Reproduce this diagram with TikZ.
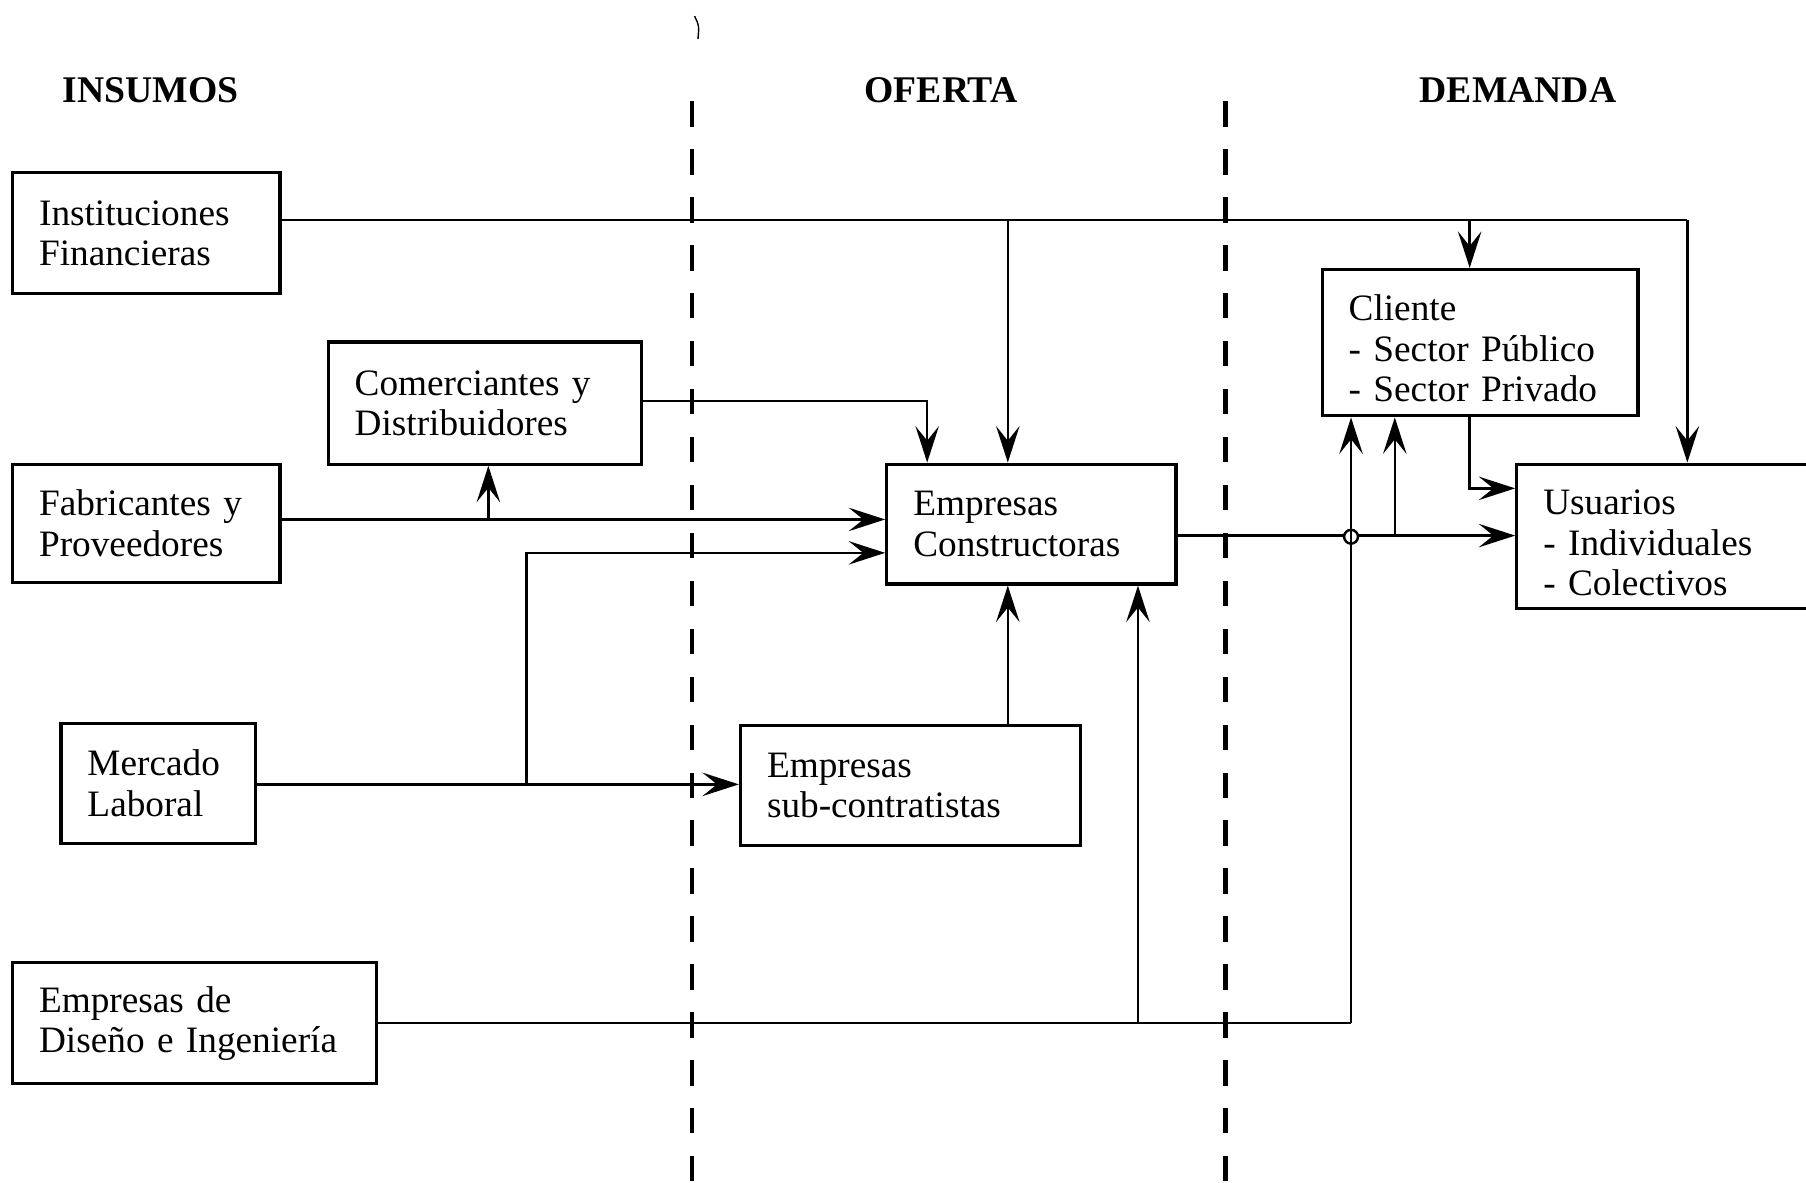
\documentclass[tikz,border=0pt]{standalone}
\usepackage{fontspec}
\setmainfont{Liberation Serif}[WordSpace=0.72]
\usetikzlibrary{arrows.meta}
\begin{document}
\begin{tikzpicture}[x=0.01cm,y=-0.01cm,
 box/.style={draw, line width=0.8pt, inner xsep=0.23cm, inner ysep=0pt,
   font=\fontsize{9.2}{10}\selectfont, align=left, anchor=center},
 conn/.style={line width=0.6pt},
 arr/.style={conn,-{Stealth[length=9pt,width=5.8pt,inset=3.6pt]}},
 hdr/.style={font=\fontsize{9.3}{11}\selectfont\bfseries},
 divider/.style={line width=1.05pt, dash pattern=on 0.22cm off 0.196cm},
 hop/.style={circle, draw, line width=0.6pt, fill=white, minimum size=0.12cm, inner sep=0pt}]
\useasboundingbox (0,0) rectangle (1568,1027);
\clip (0,0) rectangle (1568,1027);

% headers
\node[hdr] (hIns) at (131,78) {INSUMOS};
\node[hdr] (hOf) at (817,78) {OFERTA};
\node[hdr] (hDem) at (1318,78) {DEMANDA};

% dividers
\coordinate (d1t) at (601,88);
\coordinate (d1b) at (601,1040);
\coordinate (d2t) at (1064,88);
\coordinate (d2b) at (1064,1040);
\draw[divider] (d1t) -- (d1b);
\draw[divider] (d2t) -- (d2b);

% small scan mark
\draw[line width=0.35pt] (603,14) .. controls (607,22) .. (606,34);

% boxes
\node[box, text width=1.86cm, minimum height=1.05cm] (inst) at (127,202.5) {Instituciones\\Financieras};
\node[box, text width=2.26cm, minimum height=1.06cm] (com) at (421,350) {Comerciantes y\\Distribuidores};
\node[box, text width=1.86cm, minimum height=1.03cm] (fab) at (127,454.5) {Fabricantes y\\Proveedores};
\node[box, text width=1.23cm, minimum height=1.04cm] (merc) at (137.5,680) {Mercado\\Laboral};
\node[box, text width=2.70cm, minimum height=1.05cm] (dis) at (169,888.5) {Empresas de\\Diseño e Ingeniería};
\node[box, text width=2.05cm, minimum height=1.04cm] (cons) at (895.5,455) {Empresas\\Constructoras};
\node[box, text width=2.49cm, minimum height=1.04cm] (sub) at (790.5,682) {Empresas\\sub-contratistas};
\node[box, text width=2.28cm, minimum height=1.27cm] (cli) at (1285,297.5) {\rule{0pt}{9.2pt}Cliente\\- Sector Público\\- Sector Privado};
\node[box, text width=2.17cm, minimum height=1.25cm] (usu) at (1448.5,465.5) {\rule{0pt}{9.6pt}Usuarios\\- Individuales\\- Colectivos};

% junction coordinates
\coordinate (jInstC) at (875,191);
\coordinate (jInstCl) at (1276,191);
\coordinate (jInstU) at (1465,191);
\coordinate (jCom) at (805,348);
\coordinate (jFab) at (424,451);
\coordinate (jMerc) at (457,681);
\coordinate (jMerc2) at (457,480);
\coordinate (jSub) at (875,682);
\coordinate (jDisC) at (988,888);
\coordinate (jDisK) at (1173,888);
\coordinate (jConsCl) at (1211,465);
\coordinate (jCli) at (1276,424);

% Instituciones Financieras
\draw[conn] (inst.east |- jInstC) -- (jInstU);
\draw[arr] (jInstU) -- (jInstU |- usu.north);
\draw[arr] (jInstC) -- (jInstC |- cons.north);
\draw[arr] (jInstCl) -- (jInstCl |- cli.north);

% Comerciantes
\draw[arr] (com.east |- jCom) -- (jCom) -- (jCom |- cons.north);

% Fabricantes
\draw[arr] (fab.east |- jFab) -- (cons.west |- jFab);
\draw[arr] (jFab) -- (jFab |- com.south);

% Mercado Laboral
\draw[arr] (merc.east |- jMerc) -- (sub.west |- jMerc);
\draw[arr] (jMerc) -- (jMerc2) -- (cons.west |- jMerc2);

% Sub-contratistas
\draw[arr] (sub.north -| jSub) -- (cons.south -| jSub);

% Diseno e Ingenieria
\draw[conn] (dis.east |- jDisK) -- (jDisK);
\draw[arr] (jDisC) -- (jDisC |- cons.south);
\draw[arr] (jDisK) -- (jDisK |- cli.south);

% Constructoras to Usuarios and Cliente
\draw[arr] (cons.east |- jConsCl) -- (usu.west |- jConsCl);
\draw[arr] (jConsCl) -- (jConsCl |- cli.south);

% Cliente to Usuarios
\draw[arr] (cli.south -| jCli) -- (jCli) -- (usu.west |- jCli);

% crossing marker
\node[hop] (hopc) at (1173,466) {};
\draw[conn] (hopc.north) -- (hopc.south);
\end{tikzpicture}
\end{document}
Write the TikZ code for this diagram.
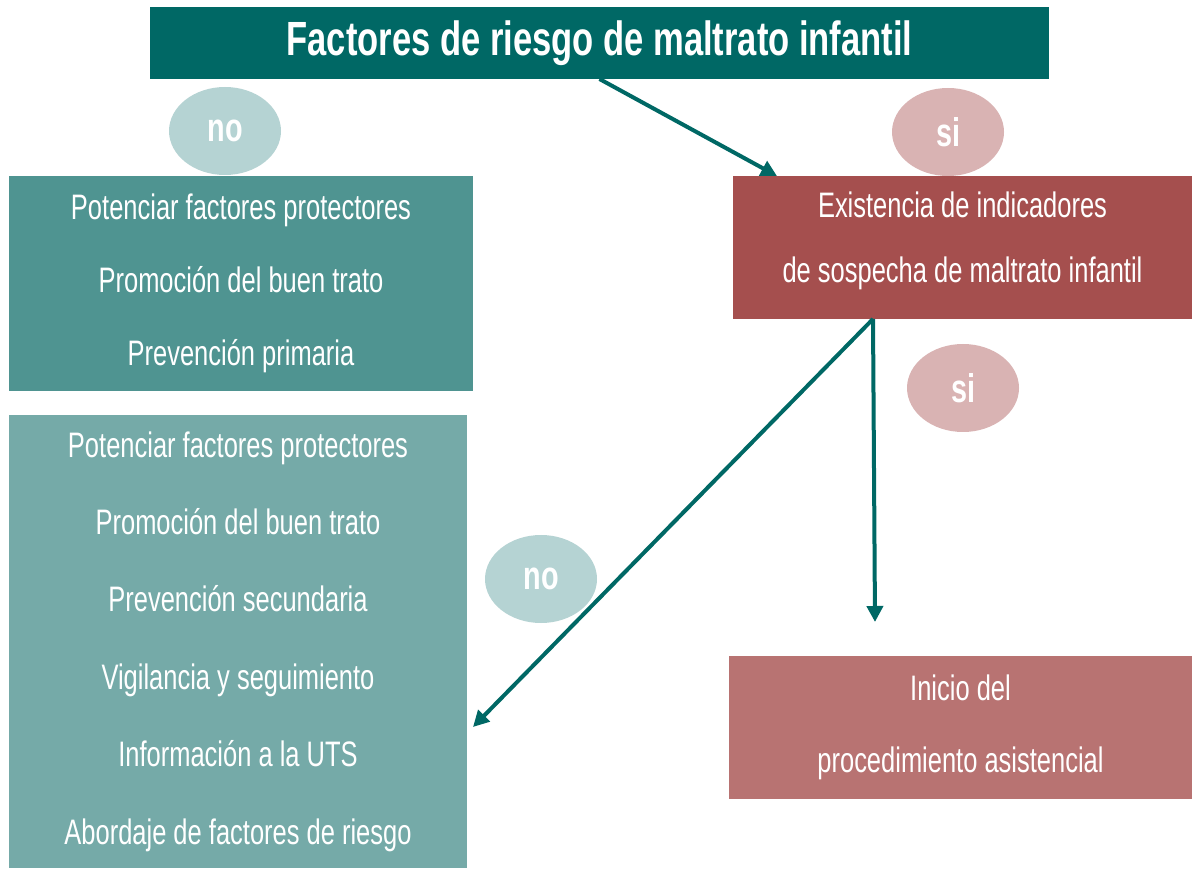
\documentclass[tikz,border=0pt]{standalone}
\usepackage{fontspec}
\setmainfont{Liberation Sans}[FakeStretch=0.72]
\usepackage{tikz}
\usetikzlibrary{shapes,arrows.meta,positioning,calc}
\definecolor{titlegreen}{HTML}{006865}
\definecolor{darkteal}{HTML}{4F9491}
\definecolor{lightteal}{HTML}{75AAA8}
\definecolor{darkred}{HTML}{A54F4E}
\definecolor{lightred}{HTML}{B87372}
\definecolor{nofill}{HTML}{B5D3D3}
\definecolor{sifill}{HTML}{D9B3B3}
\tikzset{
  box/.style={shape=rectangle,inner sep=0pt,outer sep=0pt,text=white,align=center,
    font={\fontsize{17.7}{36.5}\selectfont}},
  answer/.style={shape=ellipse,inner sep=0pt,outer sep=0pt,minimum width=56pt,
    minimum height=44pt,text=white,font={\fontsize{20}{24}\selectfont\bfseries}},
  flow/.style={draw=titlegreen,line width=2pt,-{Triangle[length=8pt,width=8pt]}}
}

\begin{document}
\begin{tikzpicture}[x=0.5pt,y=-0.5pt]
  \useasboundingbox (0,0) rectangle (1192,870);
  \path (599.5,43) node (title) [box,fill=titlegreen,minimum width=449.5pt,minimum height=36pt,
      font={\fontsize{24}{28}\selectfont\bfseries}] {Factores de riesgo de maltrato infantil}
  (241,283.5) node (primary) [box,fill=darkteal,minimum width=232pt,minimum height=107.5pt]
      {Potenciar factores protectores\\Promoción del buen trato\\Prevención primaria}
  (238,641.5) node (secondary) [box,fill=lightteal,minimum width=229pt,minimum height=226.5pt,
      font={\fontsize{17.7}{38.7}\selectfont}]
      {Potenciar factores protectores\\Promoción del buen trato\\Prevención secundaria\\
       Vigilancia y seguimiento\\Información a la UTS\\Abordaje de factores de riesgo}
  (962.5,247.5) node (indicators) [box,fill=darkred,minimum width=229.5pt,minimum height=71.5pt,
      font={\fontsize{17.7}{32.5}\selectfont}]
      {Existencia de indicadores\\de sospecha de maltrato infantil\\[-21.8pt]\mbox{}}
  (960.5,727.5) node (care) [box,fill=lightred,minimum width=231.5pt,minimum height=71.5pt,
      font={\fontsize{17.7}{36}\selectfont}]
      {Inicio del\\procedimiento asistencial}
  (225,131) node (no1) [answer,fill=nofill] {no}
  (948,132) node (si1) [answer,fill=sifill] {si}
  (963,388) node (si2) [answer,fill=sifill] {si}
  (541,579) node (no2) [answer,fill=nofill] {no};

  \coordinate (split) at ($(indicators.south west)+(140,0)$);
  \coordinate (caretip) at (875,622);
  \coordinate (secondtip) at (473,727);
  \draw[flow] (title.south) -- ($(indicators.north west)+(44,0)$);
  \draw[flow] (split) -- (caretip);
  \draw[flow] (split) -- (secondtip);
\end{tikzpicture}
\end{document}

* _YOUR INSTRUCTIONS_:
Using the listing above, return all lines where the word "diagram" occurs.

* _FULL RESPONSE_:
Reproduce this diagram with TikZ.
Write the TikZ code for this diagram.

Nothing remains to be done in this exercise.